There were just six new Chinese films at TIFF this year (one of which, Lou
Ye's, is in fact French), two from Hong Kong, and one from Taiwan (two of
these are not reviewed here). All but one of the mainland films are
officially approved. Noteworthy absences from TIFF's list were any sort of
independent Chinese documentary, which is striking given the prominence
and international success of these kinds of Chinese films in international
festivals over the past few years.

The day before TIFF officially opened, TIFF and the Chinese Consulate in
Toronto jointly held a press conference at TIFF's shiny new Bell Lightbox
headquarters. TIFF's authorized mainland films (plus a post-festival
screening of Jackie Chan's propaganda film 1911) were highlighted, among
the usual friendly diplomatic talk of increased cooperation.

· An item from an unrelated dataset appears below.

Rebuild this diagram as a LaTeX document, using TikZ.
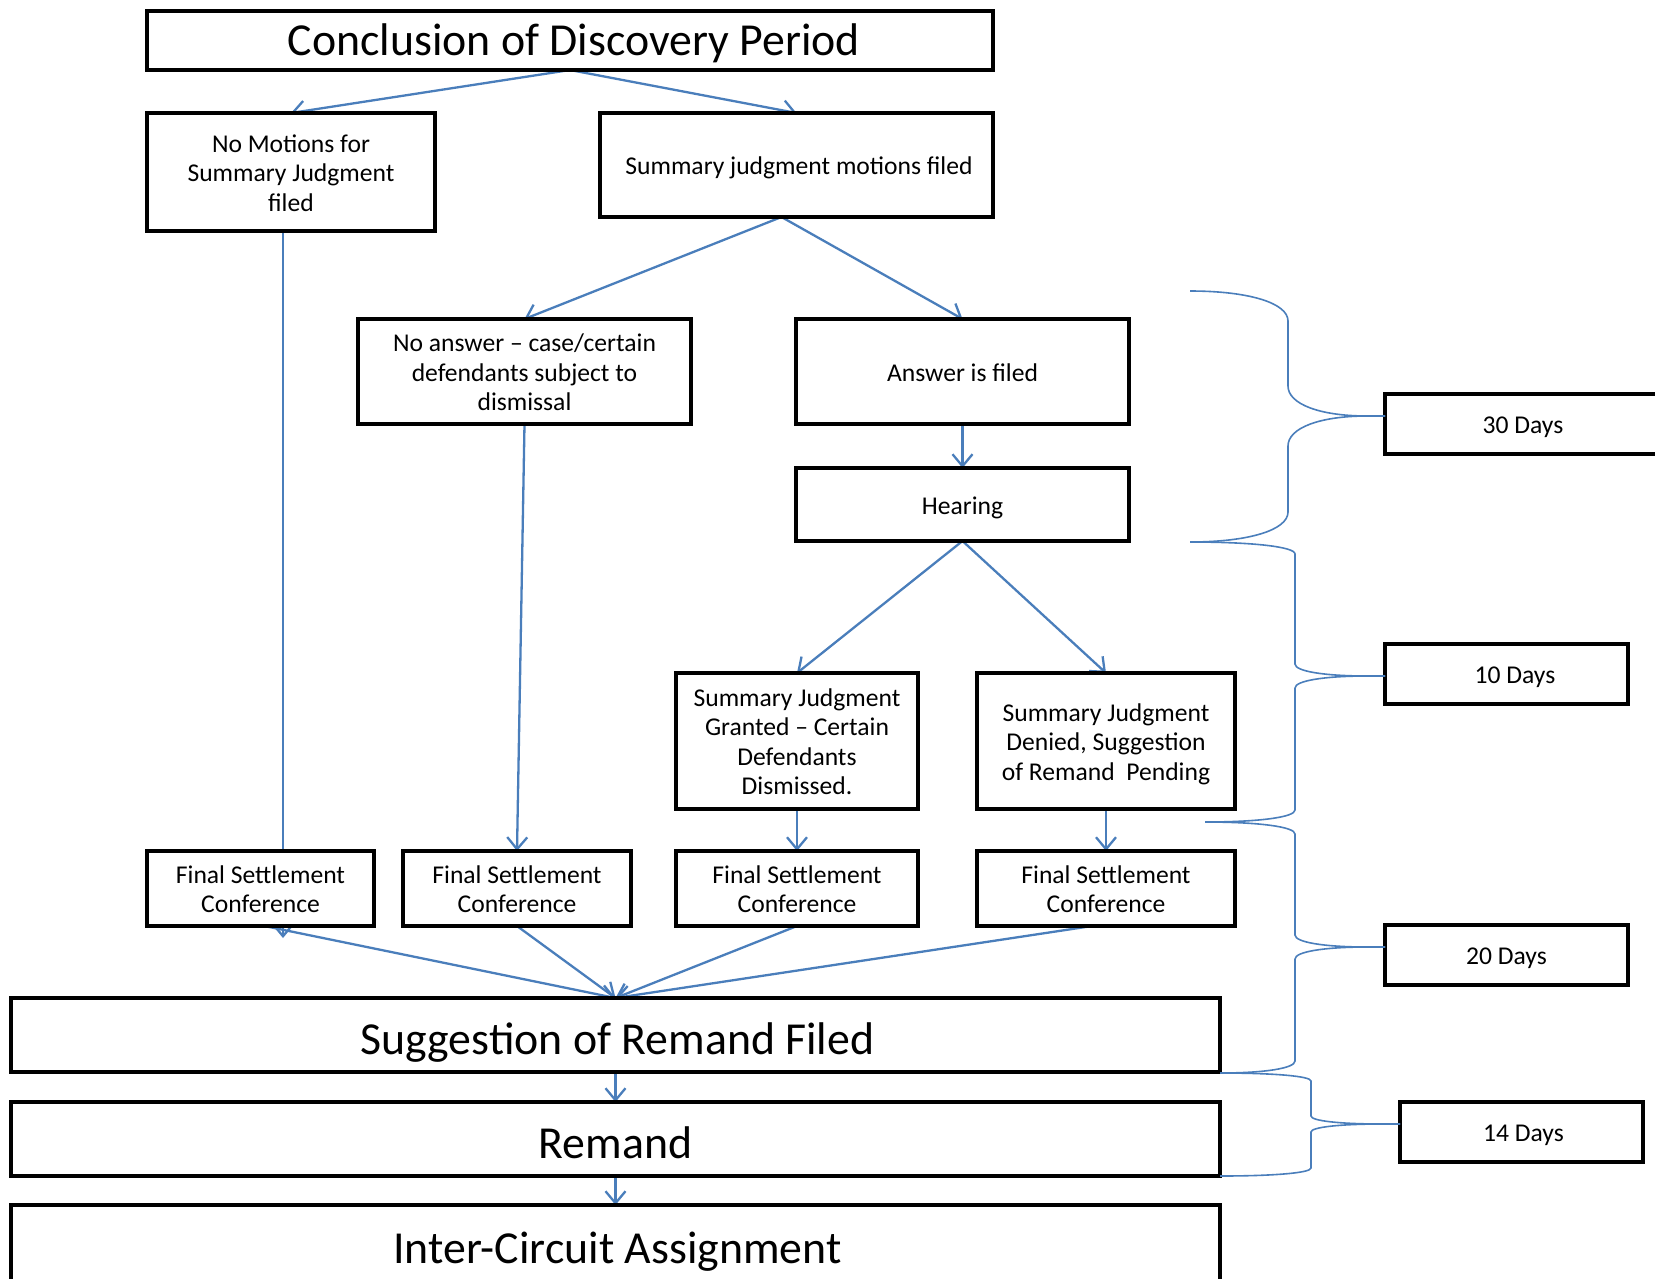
\documentclass[tikz,border=0pt]{standalone}
\usepackage{fontspec}
\setmainfont{Carlito}
\usetikzlibrary{arrows.meta,backgrounds}
\definecolor{conblue}{HTML}{4A7EBB}
\newcommand\botrl{\rule[-0.25em]{0pt}{0.25em}}
\newcommand\fst{\rule{0pt}{1.0em}}
\newcommand\boxtop{1.0em}
\tikzset{
 box/.style={draw=black,line width=4.2pt,fill=white,inner sep=0pt,outer sep=0pt,align=center,
   font=\fontsize{25.6pt}{29.5pt}\selectfont,
   execute at begin node={\rule{0pt}{\boxtop}}, execute at end node=\botrl},
 topst/.code={\def\boxtop{#1}},
 bigbox/.style={box,topst=1.12em,font=\fontsize{45.8pt}{54pt}\selectfont},
 arr/.style={draw=conblue,line width=2.3pt,-{Straight Barb[length=12pt,width=20pt]}},
 bracestyle/.style={draw=conblue,line width=1.6pt},
}
\newcommand\mybrace[8]{%
 \draw[bracestyle] (#1,#2) .. controls ({#1+0.6*(#3-#1)},#2) and (#3,{#2+0.4*#8}) .. (#3,{#2+#8})
   -- (#3,{#4-#8}) .. controls (#3,{#4-0.4*#8}) and ({#3+0.4*(#5-18-#3)},#4) .. ({#5-18},#4) -- (#5,#4);
 \draw[bracestyle] (#5,#4) -- ({#5-18},#4) .. controls ({#3+0.4*(#5-18-#3)},#4) and (#3,{#4+0.4*#8}) .. (#3,{#4+#8})
   -- (#3,{#7-#8}) .. controls (#3,{#7-0.4*#8}) and ({#6+0.6*(#3-#6)},#7) .. (#6,#7);
}
\begin{document}
\begin{tikzpicture}[x=1pt,y=-1pt]
\useasboundingbox (0,0) rectangle (1655,1278);
% boxes
\node[bigbox,topst=0.9em,minimum width=846pt,minimum height=59pt] (conc) at (570,40.5) {\hspace*{8pt}Conclusion of Discovery Period};
\node[box,minimum width=288pt,minimum height=118pt] (nomo) at (291,172) {\fst No Motions for\\Summary Judgment\\filed\botrl};
\node[box,minimum width=393pt,minimum height=104pt] (sjm) at (796.5,165) {\hspace*{5pt}Summary judgment motions filed};
\node[box,minimum width=333pt,minimum height=105pt] (noans) at (524.5,371.5) {\fst No answer – case/certain\\defendants subject to\\dismissal\botrl};
\node[box,minimum width=333pt,minimum height=105pt] (ans) at (962.5,371.5) {Answer is filed};
\node[box,minimum width=333pt,minimum height=73pt] (hear) at (962.5,504.5) {Hearing};
\node[box,minimum width=242pt,minimum height=136pt] (sjg) at (797,741) {\fst Summary Judgment\\Granted – Certain\\Defendants\\Dismissed.\botrl};
\node[box,minimum width=258pt,minimum height=136pt] (sjd) at (1106,741) {\fst Summary Judgment\\Denied, Suggestion\\of Remand~~Pending\botrl};
\node[box,minimum width=227pt,minimum height=75pt] (fsc1) at (260.5,888.5) {\fst Final Settlement\\Conference\botrl};
\node[box,minimum width=228pt,minimum height=75pt] (fsc2) at (517,888.5) {\fst Final Settlement\\Conference\botrl};
\node[box,minimum width=242pt,minimum height=75pt] (fsc3) at (797,888.5) {\fst Final Settlement\\Conference\botrl};
\node[box,minimum width=258pt,minimum height=75pt] (fsc4) at (1106,888.5) {\fst Final Settlement\\Conference\botrl};
\node[bigbox,minimum width=1209pt,minimum height=74pt] (srf) at (615.5,1035) {\hspace*{4pt}Suggestion of Remand Filed};
\node[bigbox,minimum width=1209pt,minimum height=74pt] (rem) at (615.5,1139) {Remand};
\node[bigbox,minimum width=1209pt,minimum height=78pt] (ica) at (615.5,1244) {\hspace*{4pt}Inter-Circuit Assignment};
\node[box,minimum width=276pt,minimum height=60pt] (d30) at (1523,424) {30 Days};
\node[box,minimum width=243pt,minimum height=60pt] (d10) at (1506.5,674) {\hspace*{17pt}10 Days};
\node[box,minimum width=243pt,minimum height=60pt] (d20) at (1506.5,955) {20 Days};
\node[box,minimum width=243pt,minimum height=60pt] (d14) at (1521.5,1132) {\hspace*{4pt}14 Days};
% connectors
\begin{scope}[on background layer]
\coordinate (nomoend) at (283,938);
\draw[arr] (conc.south) -- (nomo.north);
\draw[arr] (conc.south) -- (sjm.north);
\draw[arr] ([xshift=-15pt]sjm.south) -- (noans.north);
\draw[arr] ([xshift=-15pt]sjm.south) -- (ans.north);
\draw[arr] (nomo.south -| nomoend) -- (nomoend);
\draw[arr] (noans.south) -- (fsc2.north);
\draw[arr] (ans.south) -- (hear.north);
\draw[arr] (hear.south) -- (sjg.north);
\draw[arr] (hear.south) -- (sjd.north);
\draw[arr] (sjg.south) -- (fsc3.north);
\draw[arr] (sjd.south) -- (fsc4.north);
\draw[arr] ([xshift=4pt]fsc1.south) -- (srf.north);
\draw[arr] (fsc2.south) -- (srf.north);
\draw[arr] (fsc3.south) -- (srf.north);
\draw[arr] ([xshift=-14pt]fsc4.south) -- (srf.north);
\draw[arr] (srf.south) -- (rem.north);
\draw[arr] (rem.south) -- (ica.north);
\end{scope}
% braces
\mybrace{1190}{291}{1288}{416}{1385}{1190}{542}{30}
\mybrace{1190}{542}{1295}{676}{1385}{1205}{822}{12}
\mybrace{1205}{822}{1295}{947}{1385}{1220}{1073}{12}
\mybrace{1220}{1073}{1311}{1124}{1400}{1220}{1176}{8}
\end{tikzpicture}
\end{document}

How closely
will TIFF's new embrace of Chinese feature films map onto the subset of
films that the Chinese government itself approves? It will be interesting
to watch TIFF's programming in future editions of the festival. One
doesn't have to underline the dangers, as well as the opportunities here
for TIFF. Certainly, the past two years' exponential increase in Chinese
commercial film production is a phenomenon of international importance,
and one that TIFF is compelled to acknowledge in its programming. Chinese
films will enter the global cinema marketplace, which is something that
worldwide film buyers and sellers have resisted up
until now (other than certain narrowly defined genre films, martial arts
and wuxia, plus a smattering of non-action historical costume dramas and a
very few marketable "name brand" directors like Zhang Yimou). China's
government is pushing its "soft power" as a way to gain international
prestige and cultural influence. This "soft power" policy rests on the
promotion of Chinese language (via its expanding worldwide network of
Confucius Institutes) and Chinese culture, a key vector of which will be
Chinese commercial cinema, if the markets of the world can be induced to
open their gates. TIFF could be a key player this policy, as one of the
most influential venues (along with the Cannes Film Festival and Market)
through which films enter the international marketplace.